Very cool: Biocep-R distributed R OSS project
March 30, 2009
I’ve been playing around with Biocep-R, an OSS project that aims to move the R platform into a whole new realm. I humbly suggest that folks in finance keep an eye on this. It has big potential in many other areas as well (e.g. biostatistics).
It still needs work before it’s ready for prime time use, but the vision and ability to execute seems to be there.
A few pieces from the project:
- Central control over distributed R engines in a multi-server environment.
- Amazon cloud support for the above: “Amazon EC2 virtual machines running R servers can be fired up or shut down to scale up or scale down according to the load…”
- Central R object repository to allow many engines to cooperate on large computation.
- The R engines can be persistent or run on demand for certain jobs.

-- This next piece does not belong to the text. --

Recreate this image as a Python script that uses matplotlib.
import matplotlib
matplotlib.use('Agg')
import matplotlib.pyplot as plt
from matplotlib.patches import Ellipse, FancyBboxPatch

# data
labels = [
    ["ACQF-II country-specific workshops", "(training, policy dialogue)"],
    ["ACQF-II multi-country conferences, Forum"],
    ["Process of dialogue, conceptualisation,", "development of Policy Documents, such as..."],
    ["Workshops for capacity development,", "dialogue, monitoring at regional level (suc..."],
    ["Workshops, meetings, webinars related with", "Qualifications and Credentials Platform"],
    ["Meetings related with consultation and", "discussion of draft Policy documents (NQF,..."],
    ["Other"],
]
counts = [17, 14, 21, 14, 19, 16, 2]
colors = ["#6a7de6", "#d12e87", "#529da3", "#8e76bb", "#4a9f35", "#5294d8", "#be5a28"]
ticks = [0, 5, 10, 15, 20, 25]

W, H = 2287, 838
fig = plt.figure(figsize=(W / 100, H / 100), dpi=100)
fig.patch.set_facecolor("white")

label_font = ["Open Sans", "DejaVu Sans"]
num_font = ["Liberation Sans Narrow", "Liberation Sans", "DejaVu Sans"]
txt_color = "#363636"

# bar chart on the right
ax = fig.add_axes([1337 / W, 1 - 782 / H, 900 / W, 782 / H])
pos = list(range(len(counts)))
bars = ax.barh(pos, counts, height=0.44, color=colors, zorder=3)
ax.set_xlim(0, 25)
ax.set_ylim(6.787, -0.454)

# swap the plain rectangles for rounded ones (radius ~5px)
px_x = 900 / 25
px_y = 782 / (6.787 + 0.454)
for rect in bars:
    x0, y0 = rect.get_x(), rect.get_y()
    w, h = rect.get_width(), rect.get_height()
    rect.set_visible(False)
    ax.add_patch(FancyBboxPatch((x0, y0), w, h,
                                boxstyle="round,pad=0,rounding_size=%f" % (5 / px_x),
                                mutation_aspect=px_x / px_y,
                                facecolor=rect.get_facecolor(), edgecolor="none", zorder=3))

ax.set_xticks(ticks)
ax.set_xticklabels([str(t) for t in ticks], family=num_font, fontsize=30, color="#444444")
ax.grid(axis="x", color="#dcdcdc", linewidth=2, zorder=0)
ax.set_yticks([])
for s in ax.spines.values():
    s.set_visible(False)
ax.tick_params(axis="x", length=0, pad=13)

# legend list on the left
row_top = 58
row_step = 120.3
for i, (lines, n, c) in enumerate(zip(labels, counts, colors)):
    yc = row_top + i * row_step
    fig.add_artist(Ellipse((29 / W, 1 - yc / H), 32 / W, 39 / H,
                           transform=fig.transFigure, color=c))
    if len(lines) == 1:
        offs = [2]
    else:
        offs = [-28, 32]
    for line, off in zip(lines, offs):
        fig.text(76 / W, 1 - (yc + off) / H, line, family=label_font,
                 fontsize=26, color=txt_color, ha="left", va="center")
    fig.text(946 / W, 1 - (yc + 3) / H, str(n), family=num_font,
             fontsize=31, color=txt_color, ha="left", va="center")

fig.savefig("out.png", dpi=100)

Maintain your own R session on a server and connect to it remotely; this is great for individuals with long running R jobs.
- SOAP/other remote access to R-based services. Submit jobs to the R-cloud from the technology of your choice. You will not want to submit a huge data set over SOAP, so the mechanism for making this work in practice needs some thought.

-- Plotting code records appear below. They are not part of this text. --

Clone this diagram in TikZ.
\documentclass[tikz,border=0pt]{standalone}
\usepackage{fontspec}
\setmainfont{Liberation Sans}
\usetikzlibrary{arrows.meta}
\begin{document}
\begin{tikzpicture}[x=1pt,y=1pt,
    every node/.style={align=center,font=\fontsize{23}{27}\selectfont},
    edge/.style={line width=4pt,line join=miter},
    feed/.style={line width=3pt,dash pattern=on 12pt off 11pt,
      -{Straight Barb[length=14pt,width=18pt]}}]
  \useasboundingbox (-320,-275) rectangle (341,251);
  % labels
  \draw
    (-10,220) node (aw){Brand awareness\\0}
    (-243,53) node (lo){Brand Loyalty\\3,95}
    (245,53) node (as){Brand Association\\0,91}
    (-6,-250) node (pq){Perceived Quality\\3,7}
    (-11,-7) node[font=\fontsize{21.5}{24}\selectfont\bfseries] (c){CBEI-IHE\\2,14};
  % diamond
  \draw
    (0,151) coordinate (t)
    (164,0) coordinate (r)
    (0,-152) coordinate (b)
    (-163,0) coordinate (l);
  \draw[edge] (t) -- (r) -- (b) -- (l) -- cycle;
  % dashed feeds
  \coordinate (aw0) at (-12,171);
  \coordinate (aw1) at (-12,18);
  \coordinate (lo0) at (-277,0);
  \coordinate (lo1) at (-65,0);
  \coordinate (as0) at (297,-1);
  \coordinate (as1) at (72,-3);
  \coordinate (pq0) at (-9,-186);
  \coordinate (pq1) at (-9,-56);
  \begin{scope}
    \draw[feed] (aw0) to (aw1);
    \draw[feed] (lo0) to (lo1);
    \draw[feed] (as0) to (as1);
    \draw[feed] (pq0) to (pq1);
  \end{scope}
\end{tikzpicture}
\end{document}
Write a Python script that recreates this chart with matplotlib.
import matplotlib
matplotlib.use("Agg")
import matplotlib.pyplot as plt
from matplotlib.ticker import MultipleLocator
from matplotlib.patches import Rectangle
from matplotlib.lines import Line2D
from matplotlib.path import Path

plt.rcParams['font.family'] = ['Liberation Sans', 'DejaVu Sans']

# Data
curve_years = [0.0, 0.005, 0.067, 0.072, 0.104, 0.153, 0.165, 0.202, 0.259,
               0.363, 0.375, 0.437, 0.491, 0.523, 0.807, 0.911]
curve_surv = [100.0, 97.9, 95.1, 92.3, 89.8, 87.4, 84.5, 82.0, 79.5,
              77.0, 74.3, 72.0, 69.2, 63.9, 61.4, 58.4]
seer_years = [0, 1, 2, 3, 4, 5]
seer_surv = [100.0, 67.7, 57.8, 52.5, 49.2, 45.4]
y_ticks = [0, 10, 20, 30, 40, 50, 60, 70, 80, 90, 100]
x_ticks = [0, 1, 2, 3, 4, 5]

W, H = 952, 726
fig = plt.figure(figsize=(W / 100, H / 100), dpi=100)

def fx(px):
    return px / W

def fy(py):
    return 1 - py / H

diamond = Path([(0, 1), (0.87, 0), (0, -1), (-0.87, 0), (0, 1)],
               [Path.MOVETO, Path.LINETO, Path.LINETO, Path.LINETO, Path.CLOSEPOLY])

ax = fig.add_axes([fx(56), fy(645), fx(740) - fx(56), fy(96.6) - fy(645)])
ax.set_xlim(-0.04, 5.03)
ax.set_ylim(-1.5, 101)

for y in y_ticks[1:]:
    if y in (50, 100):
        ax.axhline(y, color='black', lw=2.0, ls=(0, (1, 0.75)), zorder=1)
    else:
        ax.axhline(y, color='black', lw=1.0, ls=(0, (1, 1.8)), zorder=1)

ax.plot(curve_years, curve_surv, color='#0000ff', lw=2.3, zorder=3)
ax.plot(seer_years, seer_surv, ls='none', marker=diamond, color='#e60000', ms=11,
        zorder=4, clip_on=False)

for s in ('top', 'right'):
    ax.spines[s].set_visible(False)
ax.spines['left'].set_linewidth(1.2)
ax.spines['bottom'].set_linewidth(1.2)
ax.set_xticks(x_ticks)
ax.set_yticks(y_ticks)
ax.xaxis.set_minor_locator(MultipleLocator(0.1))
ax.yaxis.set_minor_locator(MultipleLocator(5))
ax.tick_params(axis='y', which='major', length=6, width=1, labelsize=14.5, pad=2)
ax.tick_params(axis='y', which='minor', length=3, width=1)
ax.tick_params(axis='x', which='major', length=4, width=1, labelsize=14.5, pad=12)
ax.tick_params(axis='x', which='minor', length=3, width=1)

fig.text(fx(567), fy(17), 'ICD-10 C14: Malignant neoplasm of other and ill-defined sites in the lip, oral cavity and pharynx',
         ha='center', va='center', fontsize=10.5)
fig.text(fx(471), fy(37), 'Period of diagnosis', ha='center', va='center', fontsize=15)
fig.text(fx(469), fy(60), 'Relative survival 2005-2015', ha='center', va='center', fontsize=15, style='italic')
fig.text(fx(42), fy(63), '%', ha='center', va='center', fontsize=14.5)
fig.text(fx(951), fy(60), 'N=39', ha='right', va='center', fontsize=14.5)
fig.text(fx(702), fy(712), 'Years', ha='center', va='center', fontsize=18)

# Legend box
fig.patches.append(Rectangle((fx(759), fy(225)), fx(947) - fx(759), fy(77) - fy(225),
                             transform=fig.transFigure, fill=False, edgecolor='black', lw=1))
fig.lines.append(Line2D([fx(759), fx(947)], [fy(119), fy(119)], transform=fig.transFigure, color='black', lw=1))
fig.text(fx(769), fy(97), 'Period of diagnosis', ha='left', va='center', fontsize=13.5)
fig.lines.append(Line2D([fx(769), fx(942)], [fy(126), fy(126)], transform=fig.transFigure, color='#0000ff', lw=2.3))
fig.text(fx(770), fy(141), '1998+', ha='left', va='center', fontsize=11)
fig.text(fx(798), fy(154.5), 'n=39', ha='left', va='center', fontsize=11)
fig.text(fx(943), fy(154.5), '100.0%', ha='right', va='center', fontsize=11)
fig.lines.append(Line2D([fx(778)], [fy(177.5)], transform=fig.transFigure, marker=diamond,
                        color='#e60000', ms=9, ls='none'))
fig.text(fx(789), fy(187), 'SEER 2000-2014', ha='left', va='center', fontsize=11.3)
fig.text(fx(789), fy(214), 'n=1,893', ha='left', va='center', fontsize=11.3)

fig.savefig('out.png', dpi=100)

- A Java based GUI to work with all this. Not my favorite code editor, but still good.
One big stumbling block is still, IMO, the performance problems in the R runtime. Also the memory model in R is not the best for large computation; the S-PLUS Big Data feature tries to help with this (not available for R as of yet), but in the long run a more invasive solution may be needed.
So this project has a way to go before becoming the next big thing. But I think it gives a good picture of some next steps in statistical computing.